Although very flexible, this model of using dlopen() and dlsym() is an unnatural coding style, and has some drawbacks.

This code can be simplified if the object that supplies the required interfaces satisfies the following conditions.

By exploiting that a function reference can trigger lazy loading, the same deferred loading of libbar.so.1 can be achieved. In this case, the reference to the function bar1() results in lazy loading the associated dependency. This coding is far more natural, and the use of standard function calls provides for compiler, or lint(1) validation.

void foo()
{
    bar1(arg1);
    bar2(arg2);
    ....
}
$ cc -G -o libfoo.so.1 foo.c -L. -zdefs -zlazyload -lbar -R'$ORIGIN'

However, this model fails if the object that provides the required interfaces is not always available. In this case, the ability to test for the existence of the dependency, without having to know the dependency name, is desirable.

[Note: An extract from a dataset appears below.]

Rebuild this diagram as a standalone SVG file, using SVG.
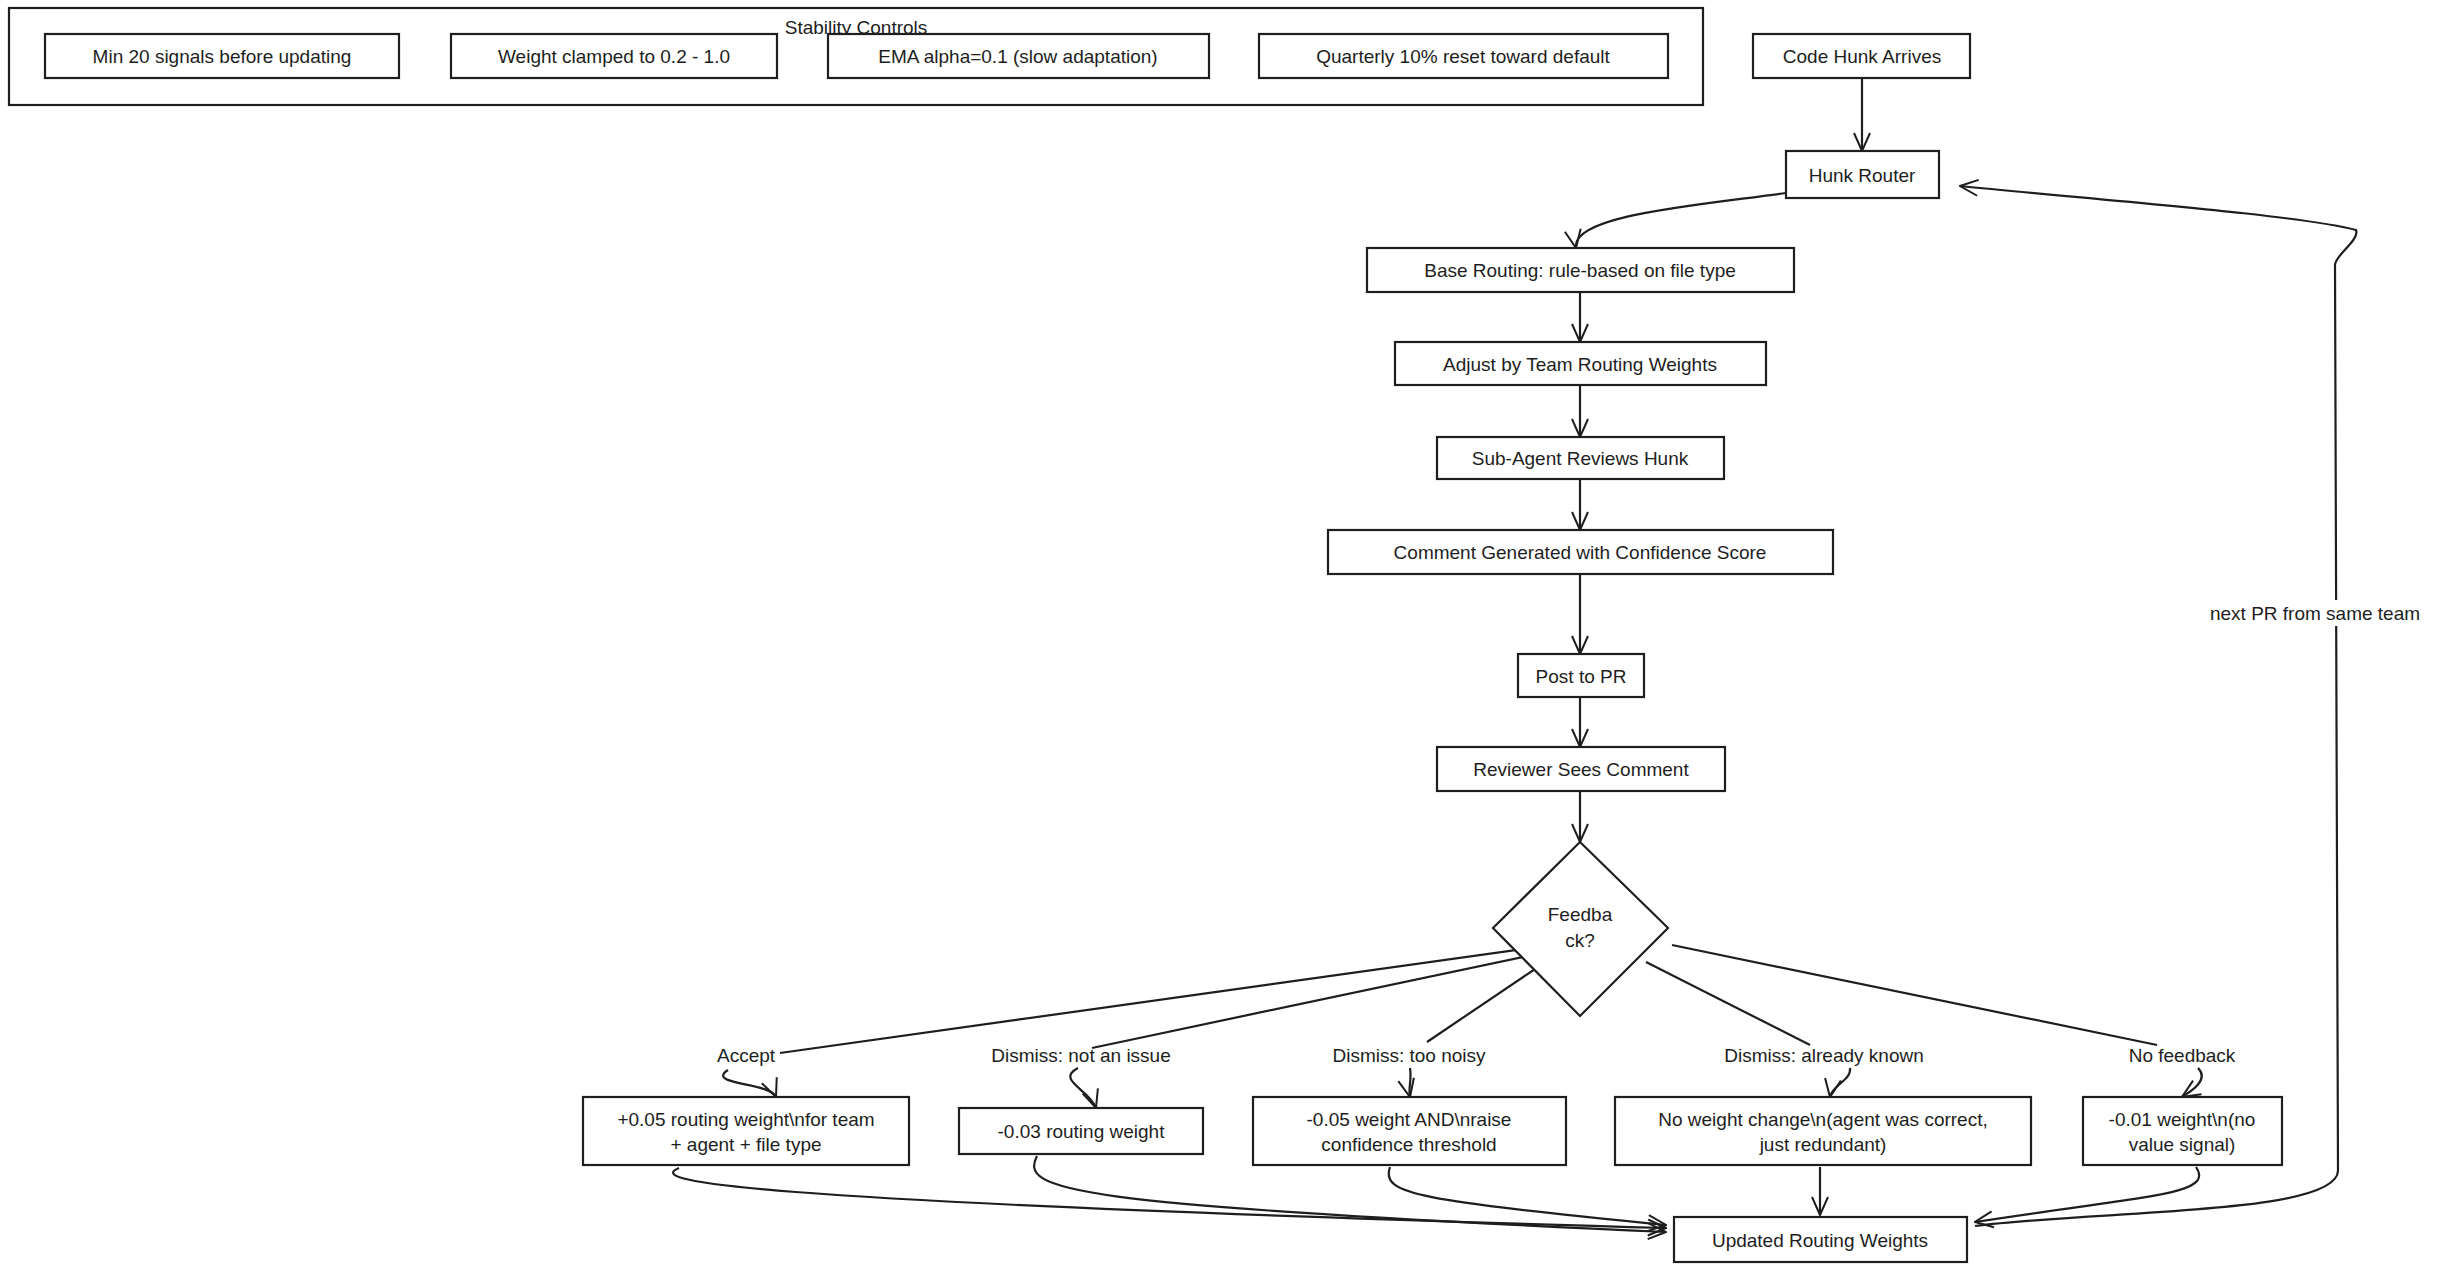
<svg xmlns="http://www.w3.org/2000/svg" width="2446" height="1271" viewBox="0 0 2446 1271">
<defs>
<marker id="ah" viewBox="0 0 20 20" refX="19" refY="10" markerWidth="20" markerHeight="20" markerUnits="userSpaceOnUse" orient="auto">
<path d="M1,2 L19,10 L1,18" fill="none" stroke="#1e1e1e" stroke-width="2"/>
</marker>
</defs>
<style>
text{font-family:"Liberation Sans",Arial,sans-serif;font-size:19px;fill:#1e1e1e;text-anchor:middle;dominant-baseline:central}
.n rect,.n polygon{fill:#fff;stroke:#1e1e1e;stroke-width:2.2}
.e path{fill:none;stroke:#1e1e1e;stroke-width:2.2}
.a{marker-end:url(#ah)}
</style>
<rect width="2446" height="1271" fill="#fff"/>
<g id="stability" class="n">
<rect x="9" y="8" width="1694" height="97"/>
<text x="856" y="27">Stability Controls</text>
</g>
<g id="s1" class="n"><rect x="45" y="34" width="354" height="44"/><text x="222" y="56">Min 20 signals before updating</text></g>
<g id="s2" class="n"><rect x="451" y="34" width="326" height="44"/><text x="614" y="56">Weight clamped to 0.2 - 1.0</text></g>
<g id="s3" class="n"><rect x="828" y="34" width="381" height="44"/><text x="1018" y="56">EMA alpha=0.1 (slow adaptation)</text></g>
<g id="s4" class="n"><rect x="1259" y="34" width="409" height="44"/><text x="1463" y="56">Quarterly 10% reset toward default</text></g>

<g class="e" id="edges">
<path class="a" d="M1862,78 L1862,151"/>
<path class="a" d="M1786,193 C1700,205 1570,215 1576,248"/>
<path class="a" d="M1580,292 L1580,342"/>
<path class="a" d="M1580,385 L1580,437"/>
<path class="a" d="M1580,479 L1580,530"/>
<path class="a" d="M1580,574 L1580,654"/>
<path class="a" d="M1580,697 L1580,747"/>
<path class="a" d="M1580,791 L1580,842"/>
<path d="M1537,947 L780,1053"/>
<path d="M1532,955 L1092,1048"/>
<path d="M1538,967 L1427,1042"/>
<path d="M1646,962 L1810,1045"/>
<path d="M1672,945 L2157,1045"/>
<path class="a" d="M728,1070 C705,1085 770,1082 776,1097"/>
<path class="a" d="M1078,1068 C1055,1080 1090,1090 1096,1108"/>
<path class="a" d="M1410,1068 C1412,1080 1408,1088 1410,1097"/>
<path class="a" d="M1850,1068 C1852,1080 1832,1085 1830,1097"/>
<path class="a" d="M2198,1068 C2210,1080 2190,1092 2182,1097"/>
<path class="a" d="M679,1168 C650,1180 690,1200 1666,1228"/>
<path class="a" d="M1037,1156 C1020,1190 1060,1205 1666,1232"/>
<path class="a" d="M1390,1167 C1380,1195 1420,1200 1666,1225"/>
<path class="a" d="M1820,1167 L1820,1215"/>
<path class="a" d="M2196,1167 C2215,1195 2150,1195 1975,1222"/>
<path class="a" d="M1975,1226 C2100,1210 2340,1215 2338,1170 L2335,265 C2335,255 2360,240 2356,230 C2300,215 2100,200 1960,186"/>
<rect x="2200" y="600" width="240" height="26" fill="#fff"/>
<text x="2315" y="613">next PR from same team</text>
<text x="746" y="1055">Accept</text>
<text x="1081" y="1055">Dismiss: not an issue</text>
<text x="1409" y="1055">Dismiss: too noisy</text>
<text x="1824" y="1055">Dismiss: already known</text>
<text x="2182" y="1055">No feedback</text>
</g>

<g id="code" class="n"><rect x="1753" y="34" width="217" height="44"/><text x="1862" y="56">Code Hunk Arrives</text></g>
<g id="router" class="n"><rect x="1786" y="151" width="153" height="47"/><text x="1862" y="175">Hunk Router</text></g>
<g id="base" class="n"><rect x="1367" y="248" width="427" height="44"/><text x="1580" y="270">Base Routing: rule-based on file type</text></g>
<g id="adjust" class="n"><rect x="1395" y="342" width="371" height="43"/><text x="1580" y="364">Adjust by Team Routing Weights</text></g>
<g id="sub" class="n"><rect x="1437" y="437" width="287" height="42"/><text x="1580" y="458">Sub-Agent Reviews Hunk</text></g>
<g id="comment" class="n"><rect x="1328" y="530" width="505" height="44"/><text x="1580" y="552">Comment Generated with Confidence Score</text></g>
<g id="post" class="n"><rect x="1518" y="654" width="126" height="43"/><text x="1581" y="676">Post to PR</text></g>
<g id="reviewer" class="n"><rect x="1437" y="747" width="288" height="44"/><text x="1581" y="769">Reviewer Sees Comment</text></g>
<g id="feedback" class="n"><polygon points="1580,842 1668,928 1580,1016 1493,928"/><text x="1580" y="914">Feedba</text><text x="1580" y="940">ck?</text></g>
<g id="r1" class="n"><rect x="583" y="1097" width="326" height="68"/><text x="746" y="1119">+0.05 routing weight\nfor team</text><text x="746" y="1144">+ agent + file type</text></g>
<g id="r2" class="n"><rect x="959" y="1108" width="244" height="46"/><text x="1081" y="1131">-0.03 routing weight</text></g>
<g id="r3" class="n"><rect x="1253" y="1097" width="313" height="68"/><text x="1409" y="1119">-0.05 weight AND\nraise</text><text x="1409" y="1144">confidence threshold</text></g>
<g id="r4" class="n"><rect x="1615" y="1097" width="416" height="68"/><text x="1823" y="1119">No weight change\n(agent was correct,</text><text x="1823" y="1144">just redundant)</text></g>
<g id="r5" class="n"><rect x="2083" y="1097" width="199" height="68"/><text x="2182" y="1119">-0.01 weight\n(no</text><text x="2182" y="1144">value signal)</text></g>
<g id="updated" class="n"><rect x="1674" y="1217" width="293" height="45"/><text x="1820" y="1240">Updated Routing Weights</text></g>
</svg>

A means of testing for the availability of a dependency that satisfies a function reference is required.

A robust model for testing for the existence of a function can be achieved with explicitly defined deferred dependencies, and use of dlsym(3C) with the RTLD_PROBE handle.

An explicitly defined deferred dependency is an extension to a lazy loadable dependency. A symbol reference that is associated to a deferred dependency is referred to as a deferred symbol. A relocation against this symbol is only processed when the symbol is first referenced. These relocations are not processed as part of LD_BIND_NOW processing, or through dlsym(3C) with the RTLD_NOW flag.

Deferred dependencies are established at link-edit time using the link-editors -z deferred option.

$ cc -G -o libfoo.so.1 foo.c -L. -zdefs -zdeferred -lbar -R'$ORIGIN'

Having established libbar.so.1 as a deferred dependency, a reference to bar1() can verify that the dependency is available. This test can be used to control the reference to functions provided by the dependency in the same manner as dlsym(3C) had been used. This code can then make natural calls to bar1() and bar2(). These calls are much more legible and easier to write, and allow the compiler to catch errors in their calling sequences.

void foo()
{
    if (dlsym(RTLD_PROBE, "bar1")) {
        bar1(arg1);
        bar2(arg2);
        ....
}

Deferred dependencies offer an additional level of flexibility. Provided the dependency has not already been loaded, the dependency can be changed at runtime. This mechanism offers a level of flexibility similar to dlopen(3C), where different objects can be loaded and bound to by the caller.

If the original dependency name is known, then the original dependency can be exchanged for a new dependency using dlinfo(3C) with the RTLD_DI_DEFERRED argument. Alternatively, a deferred symbol that is associated with the dependency can be used to identify the deferred dependency using dlinfo(3C) with the RTLD_DI_DEFERRED_SYM argument.